Réponse :
Bonjour
Exercice 6
1)
A(x) = sin(π + x) - sin(π - x) + cos(π/2 - x)
A(x) = -sin(x) - sin(x) + sin(x)
A(x) = -sin(x)
B(x) = cos(9π/2 + x) + sin(x - 7π/2)
B(x) = cos(π/2 + x) + sin(x + π/2)
B(x) = -sin(x) + cos(x)
B(x) = cos(x) - sin(x)
C(x) = cos(9π + x) + cos(13π - x) + cos(x + 28π) + cos(x)
C(x) = cos(π + x) + cos(π - x) + cos(x) + cos(x)
C(x) = -cos(x) - cos(x) + cos(x) + cos(x)
C(x) = 0
D(x) = tan(-x) + tan(x + π) + tan(x - 3π)
D(x) = -tan(x) + tan(x) + tan(x)
D(x) = tan(x)
E(x) = tan(x + 11π) - tan(15π/2 - x) - 1/(cos(x)sin(x))

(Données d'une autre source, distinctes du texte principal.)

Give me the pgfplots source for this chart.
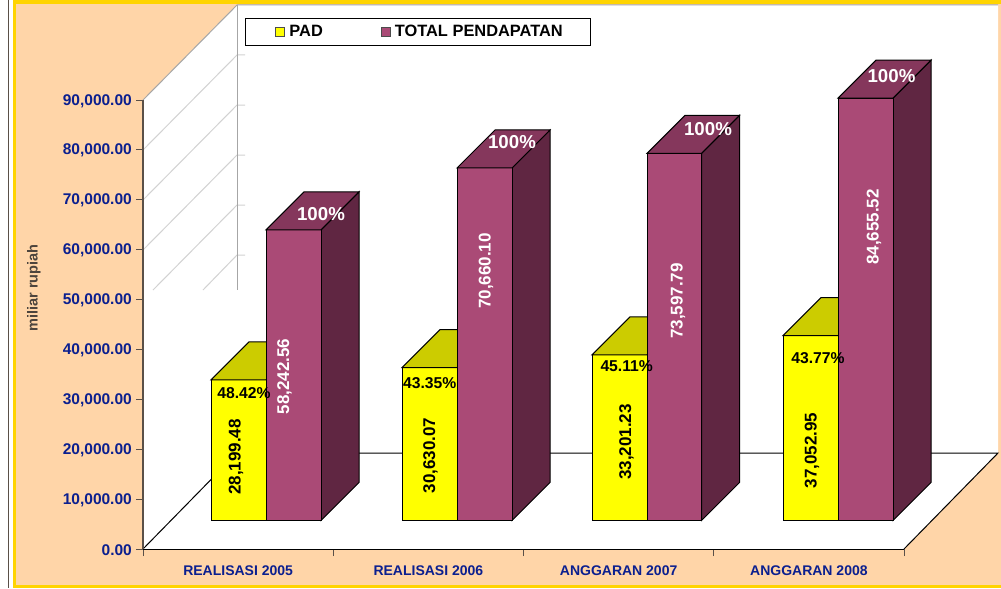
\documentclass[border=0pt]{standalone}
\usepackage{fontspec}
\setmainfont{Liberation Sans}
\usepackage{pgfplots}
\pgfplotsset{compat=1.18}
\definecolor{peach}{HTML}{FFD5A8}
\definecolor{gold}{HTML}{FFD400}
\definecolor{labelblue}{HTML}{0B1F8F}
\definecolor{axisgrey}{HTML}{5A5048}
\definecolor{gridgrey}{HTML}{D2D2D2}
\definecolor{padfront}{HTML}{FFFF00}
\definecolor{padtop}{HTML}{CCCC00}
\definecolor{totfront}{HTML}{AA4A76}
\definecolor{tottop}{HTML}{85375C}
\definecolor{totside}{HTML}{602642}
\newcommand{\fs}[1]{\fontsize{#1bp}{#1bp}\selectfont\bfseries}
% bar front faces start 5713 above the axis, the depth adds another 7617
% args: x left, x right, back x left, back x right, front top, back top, front, top colour
\newcommand{\cuboid}[8]{%
  \addplot[forget plot,fill=#7,draw=black,line width=1bp] coordinates {(#1,5713) (#2,5713) (#2,#5) (#1,#5)} --cycle;
  \addplot[forget plot,fill=#8,draw=black,line width=1bp] coordinates {(#1,#5) (#2,#5) (#4,#6) (#3,#6)} --cycle;
}
\newcommand{\cuboidside}[5]{%
  \addplot[forget plot,fill=#5,draw=black,line width=1bp] coordinates {(#1,5713) (#2,13330) (#2,#4) (#1,#3)} --cycle;
}
\newcommand{\vlabel}[4]{\node[rotate=90,inner sep=0pt,text=#4,font=\fs{17}] at (axis cs:#1,#2) {#3};}
\newcommand{\plabel}[3]{\node[inner sep=0pt,font=\fs{15.7}] at (axis cs:#1,#2) {#3};}
\newcommand{\hlabel}[3]{\node[inner sep=0pt,text=white,font=\fs{18.7}] at (axis cs:#1,#2) {#3};}
\begin{document}
\begin{tikzpicture}
% background, in pixel coordinates
\begin{axis}[at={(0,0)},anchor=south west,scale only axis,width=1001bp,height=588bp,
  xmin=0,xmax=1001,ymin=0,ymax=588,y dir=reverse,hide axis]
\addplot[fill=white,draw=none] coordinates {(0,0) (1001,0) (1001,588) (0,588)} --cycle;
\addplot[draw=axisgrey,line width=1.5bp] coordinates {(8.7,0) (8.7,588)};
\addplot[fill=gold,draw=none] coordinates {(13,0) (1001,0) (1001,588) (13,588)} --cycle;
\addplot[fill=peach,draw=none] coordinates {(16,4) (1001,4) (1001,585) (16,585)} --cycle;
\addplot[fill=white,draw=none] coordinates {(143,100) (237,5) (998,5) (998,453) (904,549) (143,549)} --cycle;
% side wall grid, cut off at y=290
\addplot[draw=gridgrey,line width=1bp] coordinates {(143,150) (237,55) (245,55)};
\addplot[draw=gridgrey,line width=1bp] coordinates {(143,200) (237,105) (245,105)};
\addplot[draw=gridgrey,line width=1bp] coordinates {(143,250) (237,155) (245,155)};
\addplot[draw=gridgrey,line width=1bp] coordinates {(153,290) (237,205) (245,205)};
\addplot[draw=gridgrey,line width=1bp] coordinates {(203,290) (237,255) (245,255)};
\addplot[draw=gray!70,line width=1bp] coordinates {(143,100) (237,5) (998,5)};
\addplot[draw=gray!70,line width=1bp] coordinates {(237,5) (237,290)};
\addplot[draw=black,line width=1bp] coordinates {(143,549) (237,453) (998,453) (904,549)};
\end{axis}
% the chart itself
\begin{axis}[at={(143bp,39bp)},anchor=south west,scale only axis,width=761bp,height=449bp,
  xmin=143,xmax=904,ymin=0,ymax=90000,clip=false,
  axis x line*=bottom,axis y line*=left,
  x axis line style={draw=black,line width=1bp,-},
  y axis line style={draw=axisgrey,line width=1.2bp,-},
  tick style={draw=axisgrey,line width=1bp},
  tick align=outside,major tick length=7bp,
  ytick={0,10000,...,90000},
  scaled y ticks=false,
  xtick={143,333.25,523.5,713.75,904},
  xticklabels={REALISASI 2005,REALISASI 2006,ANGGARAN 2007,ANGGARAN 2008},
  x tick label as interval,
  every x tick/.style={draw=axisgrey,line width=1bp},
  /pgf/number format/fixed,
  /pgf/number format/fixed zerofill,
  /pgf/number format/precision=2,
  /pgf/number format/1000 sep={,},
  /pgf/number format/assume math mode=true,
  y tick label style={text=labelblue,font=\fs{15.5},inner sep=0pt,xshift=-4bp,yshift=-0.8bp},
  x tick label style={text=labelblue,font=\fs{14},inner sep=0pt,yshift=-9.5bp},
  every axis y label/.style={at={(axis description cs:-0.1433,0.581)},rotate=90,anchor=center,font=\fs{14.5},text=axisgrey!85!black},
  ylabel={miliar rupiah},
  legend style={draw=black,line width=1bp,fill=white,at={(0.134,1.1826)},anchor=north west,legend columns=2,
    font=\fs{16.4},inner xsep=0pt,inner ysep=5bp,
    /tikz/column 2/.style={column sep=26bp}},
  legend image code/.code={\path (-30bp,0) (11bp,0);\draw[#1,draw=black!70,line width=1bp] (0bp,-4.5bp) rectangle (9bp,4.5bp);},
]
\addlegendimage{fill=padfront}
\addlegendentry{PAD}
\addlegendimage{fill=totfront}
\addlegendentry{TOTAL PENDAPATAN\hspace*{26bp}}
% REALISASI 2005: 28,199.48 and 58,242.56
\cuboid{211}{266}{249}{304}{33912.48}{41529.48}{padfront}{padtop}
\cuboidside{321}{359}{63955.56}{71572.56}{totside}
\cuboid{266}{321}{304}{359}{63955.56}{71572.56}{totfront}{tottop}
% REALISASI 2006: 30,630.07 and 70,660.10
\cuboid{402}{457}{440}{495}{36343.07}{43960.07}{padfront}{padtop}
\cuboidside{512}{550}{76373.10}{83990.10}{totside}
\cuboid{457}{512}{495}{550}{76373.10}{83990.10}{totfront}{tottop}
% ANGGARAN 2007: 33,201.23 and 73,597.79
\cuboid{592}{647}{630}{685}{38914.23}{46531.23}{padfront}{padtop}
\cuboidside{701.5}{739.5}{79310.79}{86927.79}{totside}
\cuboid{647}{701.5}{685}{739.5}{79310.79}{86927.79}{totfront}{tottop}
% ANGGARAN 2008: 37,052.95 and 84,655.52
\cuboid{783}{838}{821}{876}{42765.95}{50382.95}{padfront}{padtop}
\cuboidside{893}{931}{90368.52}{97985.52}{totside}
\cuboid{838}{893}{876}{931}{90368.52}{97985.52}{totfront}{tottop}
\end{axis}
% value labels on top of the bars, in pixel coordinates
\begin{axis}[at={(0,0)},anchor=south west,scale only axis,width=1001bp,height=588bp,
  xmin=0,xmax=1001,ymin=0,ymax=588,y dir=reverse,hide axis,clip=false]
\vlabel{236}{457}{28,199.48}{black}
\vlabel{430.5}{455.5}{30,630.07}{black}
\vlabel{626.5}{442}{33,201.23}{black}
\vlabel{812}{450.5}{37,052.95}{black}
\vlabel{284.5}{376.5}{58,242.56}{white}
\vlabel{486}{271}{70,660.10}{white}
\vlabel{678}{301}{73,597.79}{white}
\vlabel{874}{227}{84,655.52}{white}
\plabel{244}{393}{48.42\%}
\plabel{429.7}{382.7}{43.35\%}
\plabel{626.7}{365.7}{45.11\%}
\plabel{818}{358}{43.77\%}
\hlabel{321}{214}{100\%}
\hlabel{512}{142}{100\%}
\hlabel{708}{129.3}{100\%}
\hlabel{891.5}{76}{100\%}
\end{axis}
\end{tikzpicture}
\end{document}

E(x) = tan(x + π) - tan(-π/2 - x) - 1/(cos(x)sin(x))
E(x) = tan(x) - tan(-(π/2 + x) - 1/(cos(x)sin(x))
E(x) = tan(x) + tan(π/2 + x) - 1/(cos(x)sin(x))
E(x) = tan(x) - 1/tan(x) - 1/(cos(x)sin(x))
E(x) = sin(x)/cos(x) - cos(x)/sin(x) - 1/(cos(x)sin(x))
E(x) =[ sin(x)cos(x) - cos(x)sin(x) - 1 ]/(cos(x)(sin(x)
E(x) = (sin(2x) - 1) / (cos(x)sin(x))
je ne suis pas sur de E(x)
2) A = cos(14π/3) + sin(23π/6) - 2sin(9π/2)
A = cos(2π/3) + sin(-π/6) - 2sin(π/2)
A = -1/2 - 1/2 - 2×1
A = -3
B = cos(3π/4) × sin(4π/3) × cos(7π/6) × sin(5π/4)
B = (-√2/2) × (-√3/2) × (-√3/2) × (-√2/2)
B = 1/2 × 3/4 = 3/8
Pour la C je ne sais pas